UM PEQUENO PASSO PARA A HUMANIDADE, UM GRANDE PASSO PARA A BARCA


Ao que tudo indica, Ponte da Barca, palco da arquitectura popular de toda a espécie e geração, foi a terra escolhida pela Escola Superior das Artes de Coimbra (antiga ARCA) para acolher o curso de estudos avançados em arquitetura popular que se realiza no próximo ano lectivo.
Estão ainda em estudo as unidades curriculares do curso, que serão discutidas entre a instituição de ensino e o município, havendo um interesse local para utilizar exemplos da arquitetura popular barquense como casos de estudo.


Sendo a arquitectura popular um universo que contem cada vez mais tipos de manifestações arquitectónicas, será vago imaginar que esta pós graduação de dois semestres englobe todas as tipologias e tempos da arquitectura popular. Pessoalmente, gostava que este curso não se afunilasse para a temática da arquitetura tradicional, deixando de parte as novas praticas arquitetónicas ligadas aos novos materiais, às influencias externas e à autoconstrução. Apesar de reconhecer a qualidade da arquitetura tradicional do nosso meio, quer pelo profundo conhecimento dos materiais e da forma como os trabalhar, quer da qualidade compositiva das soluções e da forte ligação entre forma e uso, acho que são estudos que não vem acrescentar muito ao que já se debate desde os anos 30.
Já em 1935, em Itália, Giuseppe Pagano defendia que a arquitetura vernácula deveria ser usada como um instrumento de desintoxicação.
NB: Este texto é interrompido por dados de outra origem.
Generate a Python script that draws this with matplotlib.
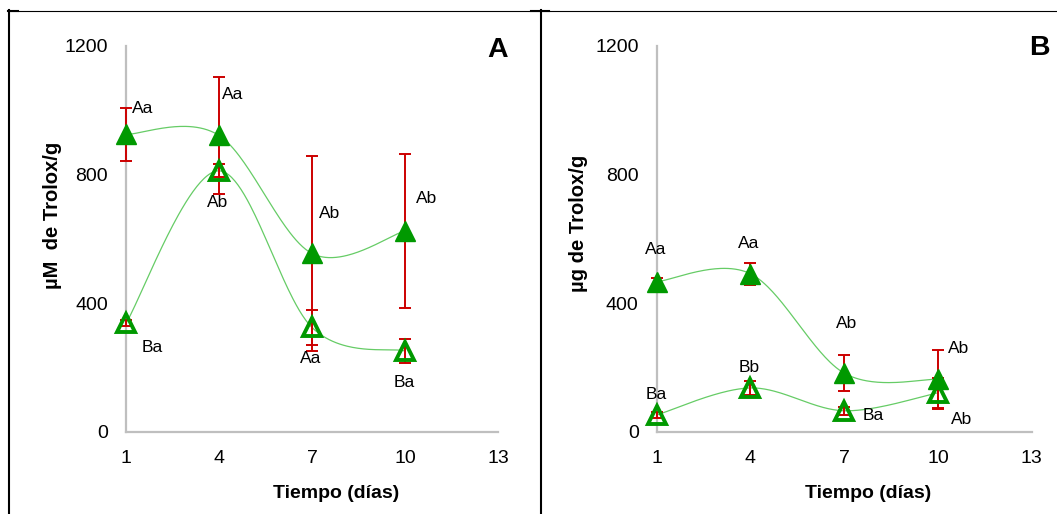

Segundo Pagano, onde a cultura do século XIX via só arcádia e folclore, a análise deste grande repositório de energia que sempre existiu como mero pano de fundo, pode dar-nos a alegria de descobrir expressões de honestidade, clareza, lógica, e longevidade.” 
Hoje, quase um século depois, após uma série de estudos no território português em que se destaca o "Inquérito à Arquitectura Popular em Portugal", parece que as premissas e os objectivos de estudar o repositório arquitectónico tradicional se mantém pouco alterados.
Se o olhar sobre estas matérias não for aprofundado, corremos o risco de não sair do campo da nostalgia, e cair nas politicas de "recuperar fachadas" que já são uma realidade, procurando imitar soluções do passado em vez de compreender soluções e actualiza-las. A arquitectura tem de ser mais que um "pano de fundo" para atrair turismo.
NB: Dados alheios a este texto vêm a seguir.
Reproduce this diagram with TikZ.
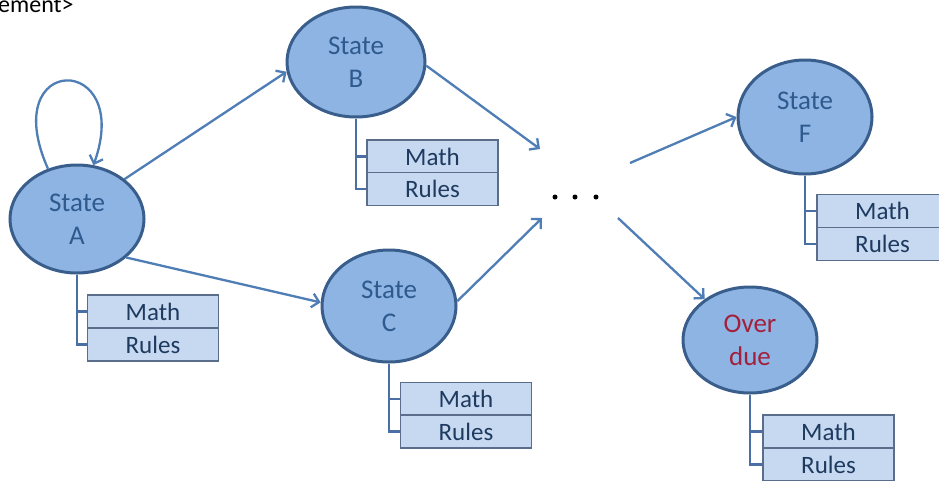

O meu medo é que isto da arquitectura acabe como os ranchos. Apesar de serem um excelente pretexto de interacção e integração do indivíduo nas comunidades pós-rurais, não deixam de ser um fenómeno que se centra na cristalização e preservação, através de trajes à "moda antiga" refeitos este ano, que não produzem cultura nova, e que são por isso opostos à evolução. Portugal precisa que as pessoas se mantenham no interior e as sociedades pós rurais que ainda vivem em lugares do interior como a Ermida, precisam de mais que um traje minhoto e uma Aldeia de Portugal tipo Portugal dos pequenitos "à moda antiga".

Espero que esta pós graduação seja um passo dado no sentido da compreensão dos novos meios, das novas estruturas dos povoamentos, dos novos modos de construir e habitar e que contribua para um novo olhar sobre as construções, não apenas da comunidade erudita, mas de toda a população. Como é que isso se faz? É isso que se terá de descobrir.